- [Source data]
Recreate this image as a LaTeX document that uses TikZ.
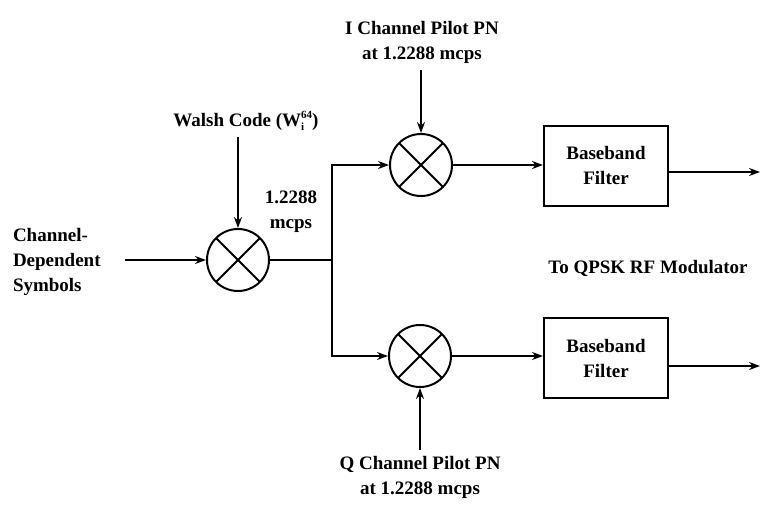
\documentclass[tikz,border=0pt]{standalone}
\usepackage{fontspec}
\setmainfont{Liberation Serif}
\usetikzlibrary{arrows.meta}
\begin{document}
\begin{tikzpicture}[x=1pt,y=-1pt, line width=2pt,
  mixer/.style={circle, draw, minimum size=62pt, inner sep=0pt,
    path picture={\draw[line width=2pt]
      (path picture bounding box.north west) -- (path picture bounding box.south east)
      (path picture bounding box.north east) -- (path picture bounding box.south west);}},
  filt/.style={draw, minimum width=124pt, minimum height=80pt, align=center, inner sep=0pt,
    font=\bfseries\fontsize{19}{25}\selectfont},
  lbl/.style={font=\bfseries\fontsize{19}{25}\selectfont, align=center, inner sep=0pt},
  arr/.style={-{Stealth[length=11pt,width=8pt]}}]
\useasboundingbox (0,0) rectangle (766,519);
% mixers and filters
\node[mixer] (m1) at (238,260) {};
\node[mixer] (mi) at (421,165) {};
\node[mixer] (mq) at (420,356) {};
\node[filt] (fi) at (606,166) {Baseband\\Filter};
\node[filt] (fq) at (606,358) {Baseband\\Filter};
% free ends
\coordinate (in) at (125,260);
\coordinate (j) at (332,260);
\coordinate (wt) at (238,137);
\coordinate (it) at (421,70);
\coordinate (qb) at (420,450);
\coordinate (oi) at (760,172);
\coordinate (oq) at (760,366);
% connectors
\draw[arr] (in) -- (m1);
\draw (m1) -- (j);
\draw[arr] (j) |- (mi.west);
\draw[arr] (j) |- (mq.west);
\draw[arr] (mi) -- (fi.west |- mi);
\draw[arr] (mq) -- (fq.west |- mq);
\draw[arr] (fi.east |- oi) -- (oi);
\draw[arr] (fq.east |- oq) -- (oq);
\draw[arr] (wt) -- (m1);
\draw[arr] (it) -- (mi);
\draw[arr] (qb) -- (mq);
% labels
\node[lbl] (wl) at (246,121) {Walsh Code (W\rlap{\raisebox{-4pt}{\fontsize{11}{11}\selectfont i}}\raisebox{8pt}{\fontsize{11}{11}\selectfont 64})};
\node[lbl] (rate) at (291,212) {1.2288\\mcps};
\node[lbl] (il) at (422,42) {I Channel Pilot PN\\at 1.2288 mcps};
\node[lbl] (ql) at (420,477) {Q Channel Pilot PN\\at 1.2288 mcps};
\node[lbl, align=left, anchor=west] (sym) at (12,262) {Channel-\\Dependent\\Symbols};
\node[lbl] (to) at (648,268) {To QPSK RF Modulator};
\end{tikzpicture}
\end{document}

- [Given problem] Take the data above and repeat it exactly, leaving each picture out.

- [The result]
Recreate this image as a LaTeX document that uses TikZ.
\documentclass[tikz,border=0pt]{standalone}
\usepackage{fontspec}
\setmainfont{Liberation Serif}
\usetikzlibrary{arrows.meta}
\begin{document}
\begin{tikzpicture}[x=1pt,y=-1pt, line width=2pt,
  mixer/.style={circle, draw, minimum size=62pt, inner sep=0pt,
    path picture={\draw[line width=2pt]
      (path picture bounding box.north west) -- (path picture bounding box.south east)
      (path picture bounding box.north east) -- (path picture bounding box.south west);}},
  filt/.style={draw, minimum width=124pt, minimum height=80pt, align=center, inner sep=0pt,
    font=\bfseries\fontsize{19}{25}\selectfont},
  lbl/.style={font=\bfseries\fontsize{19}{25}\selectfont, align=center, inner sep=0pt},
  arr/.style={-{Stealth[length=11pt,width=8pt]}}]
\useasboundingbox (0,0) rectangle (766,519);
% mixers and filters
\node[mixer] (m1) at (238,260) {};
\node[mixer] (mi) at (421,165) {};
\node[mixer] (mq) at (420,356) {};
\node[filt] (fi) at (606,166) {Baseband\\Filter};
\node[filt] (fq) at (606,358) {Baseband\\Filter};
% free ends
\coordinate (in) at (125,260);
\coordinate (j) at (332,260);
\coordinate (wt) at (238,137);
\coordinate (it) at (421,70);
\coordinate (qb) at (420,450);
\coordinate (oi) at (760,172);
\coordinate (oq) at (760,366);
% connectors
\draw[arr] (in) -- (m1);
\draw (m1) -- (j);
\draw[arr] (j) |- (mi.west);
\draw[arr] (j) |- (mq.west);
\draw[arr] (mi) -- (fi.west |- mi);
\draw[arr] (mq) -- (fq.west |- mq);
\draw[arr] (fi.east |- oi) -- (oi);
\draw[arr] (fq.east |- oq) -- (oq);
\draw[arr] (wt) -- (m1);
\draw[arr] (it) -- (mi);
\draw[arr] (qb) -- (mq);
% labels
\node[lbl] (wl) at (246,121) {Walsh Code (W\rlap{\raisebox{-4pt}{\fontsize{11}{11}\selectfont i}}\raisebox{8pt}{\fontsize{11}{11}\selectfont 64})};
\node[lbl] (rate) at (291,212) {1.2288\\mcps};
\node[lbl] (il) at (422,42) {I Channel Pilot PN\\at 1.2288 mcps};
\node[lbl] (ql) at (420,477) {Q Channel Pilot PN\\at 1.2288 mcps};
\node[lbl, align=left, anchor=west] (sym) at (12,262) {Channel-\\Dependent\\Symbols};
\node[lbl] (to) at (648,268) {To QPSK RF Modulator};
\end{tikzpicture}
\end{document}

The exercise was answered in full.